Koenig pauses to collect a sample.  Chipping at the wall, he feels an unexpected hand on his shoulder, turns—and beholds the doppelgänger.  Before the Commander can react, the reflection-imposter renders him unconscious with an energy shock.  After ripping the crystal sample from the wall and stowing it in Koenig's sample case, the replica appropriates his commlock and orders Carter to prepare for lift-off.  Before leaving, it removes its mirror-image jacket and dons Koenig's.  As it boards the Eagle, Carter notes the mysterious malfunction has resolved itself.  Maya calls, requesting they postpone lift-off for her to get further readings from their sensors.  The replica brusquely refuses and they depart.

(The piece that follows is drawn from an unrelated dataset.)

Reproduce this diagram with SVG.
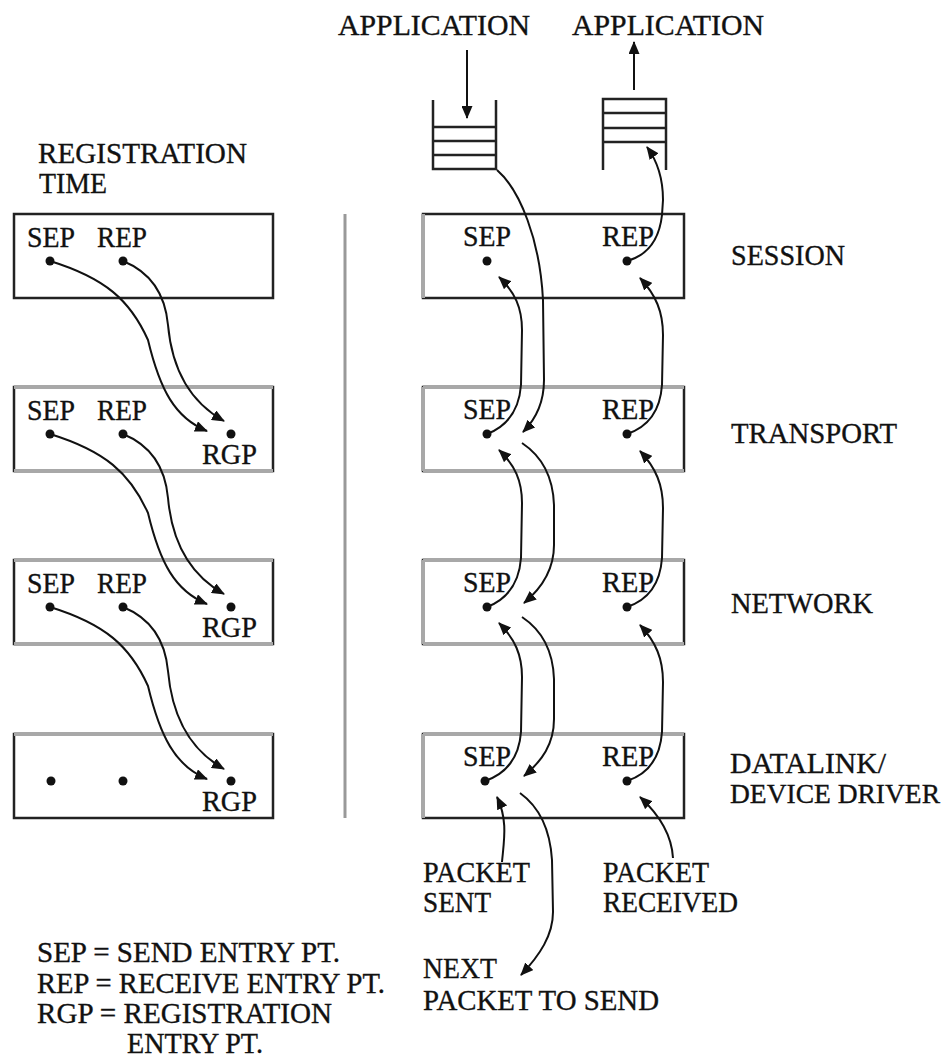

Arriving on Alpha, the Koenig-replica makes a base-wide announcement.  It states the Moon is surrounded by an energy screen which will soon render all their instruments useless.  The solution is to project a powerful energy beam at the asteroid, which will be reflected back by its mirror-like composition.  The beam will cut through the energy screen, thus freeing them.  For the desired effect, the beam will require nearly all of their generated power over an extended period.  The staff readily accepts this tissue of lies, with the exception of Maya.

The scientific officer questions the replica's analysis, asking to see its data.  When it refuses, the Psychon woman persists until, in a fit of rage, the replica confines her to quarters.  Wielding an iron fist, the imposter then issues orders to construct the energy projector its scheme requires.  Pointedly avoiding Helena Russell, it leaves to personally oversee the project.  Afterwards, the senior executives confer.  Concerned by his uncharacteristic, almost martinet-like behaviour, Helena wonders if 'Koenig' has been possessed by an alien life-form.  Carter, though, speculates 'the Commander' has knowledge of a greater danger, but is choosing to conceal it from them.

Later, Tony Verdeschi visits his 'mutineer' girlfriend to raise her spirits.  Maya is deeply concerned over the dearth of information on this crisis.  As a metamorph, she is hypersensitive to living matter; she sensed a coldness in 'Koenig'—especially when Helena tried to touch him.  Suspecting an alien influence, Verdeschi suggests hijacking an Eagle for an illicit trip to the asteroid.  The security chief then stops, realising he is proposing an act of mutiny against a commanding officer who could well be in full control of his faculties.

The replica's plans for the energy transfer progress.  While Helena frets over the effects of the power reduction on the life-support systems, she is approached by Verdeschi.  They first discuss the replica's disturbing new policies—curfews and sentries standing watch everywhere.  He then asks the tough question:  does the change in 'Koenig' indicate he is mentally incompetent and, if so, how can they stop him?  Helena's devotion to Koenig will not allow her to accept this possibility without solid evidence; she refuses to participate in Verdeschi's conspiracy.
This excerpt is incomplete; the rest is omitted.